Икона. Правда и вымыслы - страница 6
«Богословское» же отрицание «нерукодельных» пигментов есть чистейший предрассудок. Мы уже упоминали мнение св. Иоанна Дамаскина о равном достоинстве всех материалов, равно принадлежащих к тварному миру. И никакой контакт сырья или готового пигмента с «нечистыми» веществами или существами не делает их мистически непригодными для иконописи. Напоминаем, что рецепты, приводимые в «Ерминии», классическом руководстве, суммирующем опыт многих поколений афонских мастеров, весьма далеки от какого бы то ни было ложного пуризма. Иконописцам приходилось иметь дело с тухлым яичным белком, разваривать в клейкую массу звериные шкуры, выдерживать под слоем свежего навоза медную стружку[4] – и ни в одном из этих феноменов тварного мира, казалось бы воплощающих самую идею нечистоты и разложения, они не видели никакой мистической скверны.
В конце концов, всякая икона, на чём бы и чем бы она ни была написана, подлежит освящению в храме. Этим обрядом омывается, очищается её «предыстория», её вполне земное происхождение – трудом и волей того или иного смертного человека, из тех или иных бренных земных материалов, по технологии той или иной эпохи или школы. Эти характеристики потому и допускают разнообразие, что они вторичны.
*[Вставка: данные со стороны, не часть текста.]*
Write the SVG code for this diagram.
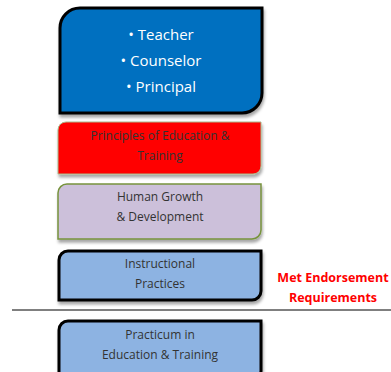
<svg xmlns="http://www.w3.org/2000/svg" width="391" height="372" viewBox="0 0 391 372">
<style>
.t{font-family:"Open Sans","Liberation Sans",sans-serif;text-anchor:middle}
.w{fill:#fff;font-size:15px}
.d{fill:#333;font-size:12px}
.r{fill:#FF0000;font-size:12.5px;font-weight:bold}
</style>
<defs>
<filter id="sh" x="-10%" y="-10%" width="130%" height="140%">
<feDropShadow dx="1" dy="3" stdDeviation="1.5" flood-color="#000" flood-opacity="0.35"/>
</filter>
</defs>
<rect width="391" height="372" fill="#fff"/>
<g id="roles">
<path d="M80,8 H262 V93 A20,20 0 0 1 242,113 H60 V28 A20,20 0 0 1 80,8 Z" fill="#0070C0" stroke="#000" stroke-width="3" filter="url(#sh)"/>
<text class="t w" x="161" y="40">• Teacher</text>
<text class="t w" x="161" y="66">• Counselor</text>
<text class="t w" x="161" y="92">• Principal</text>
</g>
<g id="principles">
<path d="M66,122 H261 V166 A8,8 0 0 1 253,174 H58 V130 A8,8 0 0 1 66,122 Z" fill="#FF0000" stroke="#A9B98A" stroke-width="1" filter="url(#sh)"/>
<text class="t d" x="160" y="140">Principles of Education &amp;</text>
<text class="t d" x="160" y="160">Training</text>
</g>
<g id="human">
<path d="M67,184 H261 V230 A9,9 0 0 1 252,239 H58 V193 A9,9 0 0 1 67,184 Z" fill="#CCC0DA" stroke="#77933C" stroke-width="1.5" filter="url(#sh)"/>
<text class="t d" x="160" y="201">Human Growth</text>
<text class="t d" x="160" y="221">&amp; Development</text>
</g>
<g id="instructional">
<path d="M68,251 H261 V291 A9,9 0 0 1 252,300 H59 V260 A9,9 0 0 1 68,251 Z" fill="#8DB3E2" stroke="#000" stroke-width="3" filter="url(#sh)"/>
<text class="t d" x="160" y="268">Instructional</text>
<text class="t d" x="160" y="288">Practices</text>
</g>
<g id="practicum">
<path d="M68,321 H261 V371 A9,9 0 0 1 252,380 H59 V330 A9,9 0 0 1 68,321 Z" fill="#8DB3E2" stroke="#000" stroke-width="3" filter="url(#sh)"/>
<text class="t d" x="160" y="339">Practicum in</text>
<text class="t d" x="160" y="359">Education &amp; Training</text>
</g>
<g id="connectors">
<line x1="12" y1="310" x2="391" y2="310" stroke="#000" stroke-width="1"/>
</g>
<g id="label">
<text class="t r" x="333" y="282">Met Endorsement</text>
<text class="t r" x="333" y="302">Requirements</text>
</g>
</svg>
Главное в священном изображении – вовсе не материал и не техника исполнения, а нечто иное.
Итак, несмотря на то, что большинство икон действительно писано яичной темперой на дереве, мы никак не можем назвать эти «технические» характеристики определяющими. Тем более мы не можем называть «падшими» и «неистинными» иконы, написанные на иных основах, в иной технике, по другим технологическим предписаниям.
И ещё один пункт, не касающийся прямо иконного письма, но принадлежащий к области техники и технологии – применение золота в иконе. В популярном представлении золото фонов, нимбов, ассиста является ни много ни мало как эквивалентом нетварного света[5]. Поразительна лёгкость, с которой употребляется этот термин! Ведь речь идёт о феномене мира духовного, вещи невидимой по определению. Откуда же эта прямолинейность и уверенность суждений о невещественном божественном свете, о невозможности передать оный какими бы то ни было красками и о необходимости поэтому прибегать к золоту? Насколько – вдвое или всемеро – этот благородный металл способнее к передаче нетварного света, чем те минералы, из которых делаются краски, пока не установлено, но важность применению золота в иконе придаётся исключительная. Редкий автор-популяризатор иконы обходится нынче без лирических пассажей вроде: «горящие золотые краски иконы однозначно говорили, что мир, открывшийся человеку в иконе, – это мир запредельного, – мир Абсолютного, Вечного»[6]. Развивая далее эту лирику, случается, приходят и к занятным богословским заключениям: «Высшая красота теофании не в форме и цвете, а в огне бесформенном и очищающем, дающем жизнь»[7].
Между тем обычай употреблять золото в священных изображениях существовал задолго до христианства. Отчасти это объясняется стремлением приносить на алтарь божества самое дорогое и иметь предметами культа объекты большой ценности и высокой долговечности. Но порой и в языческих культах использованию золота приписывался мистический смысл, и блеск металла прямо связывался с солнечным светом, с животворным сиянием солярного божества, как бы оно ни называлось. Считается даже, что в царствование фараона Эхнатона, предпринявшего попытку построить монотеистическую религию на основе культа бога солнца Атона-Ра, концепция этой животворной эманации была весьма близка к идее нетварного света.